US Transportation Secretary Pete Buttigieg on Sunday dismissed the “semantic debate” over President Biden’s multi-trillion dollar infrastructure plan — amid criticism that it pushes the boundaries of what could be considered “infrastructure.”
“This package, both in terms of the individual parts and as a whole, enjoy enormous support from the people, including Republicans,” Buttigieg said CNN’s “State of the Union.”
The bill includes funds for services such as long-term care, broadband, research and development — components that Republicans say don’t fall under the umbrella of “infrastructure.”
“So, here in Washington folks are getting into this semantic debate.

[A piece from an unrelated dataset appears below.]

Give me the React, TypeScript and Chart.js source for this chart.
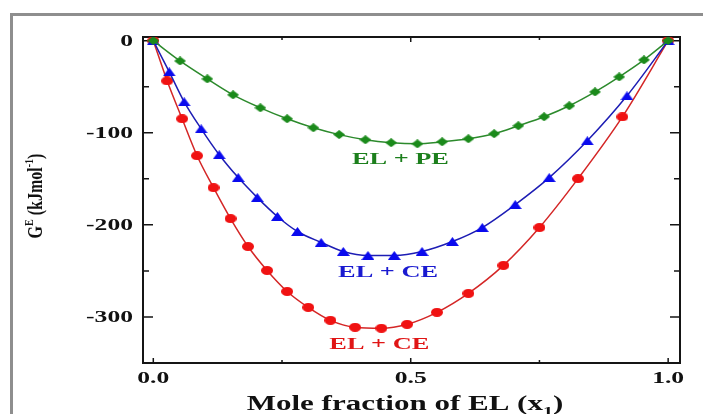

I very much believe that all of these things are infrastructure because infrastructure is the foundation that allows us to go about our lives but if there are some Republicans who don’t agree with that, we can agree to disagree,” he said.
“It makes no sense to say ‘I would have been for broadband, I’m now against it because it’s not a bridge. I would have been for eldercare, but I’m against it because it’s not a highway.”
He argued that the plan has the support of a “majority of the American people.”
“So they can call it whatever they like, but we’re asking them to support it because it’s good policy,” he said of Republicans who have expressed opposition to the bill.
Biden also defended expanding the definition of infrastructure last week, saying that the idea “has always evolved to meet the aspirations of the American people and their needs. And it is evolving again today.”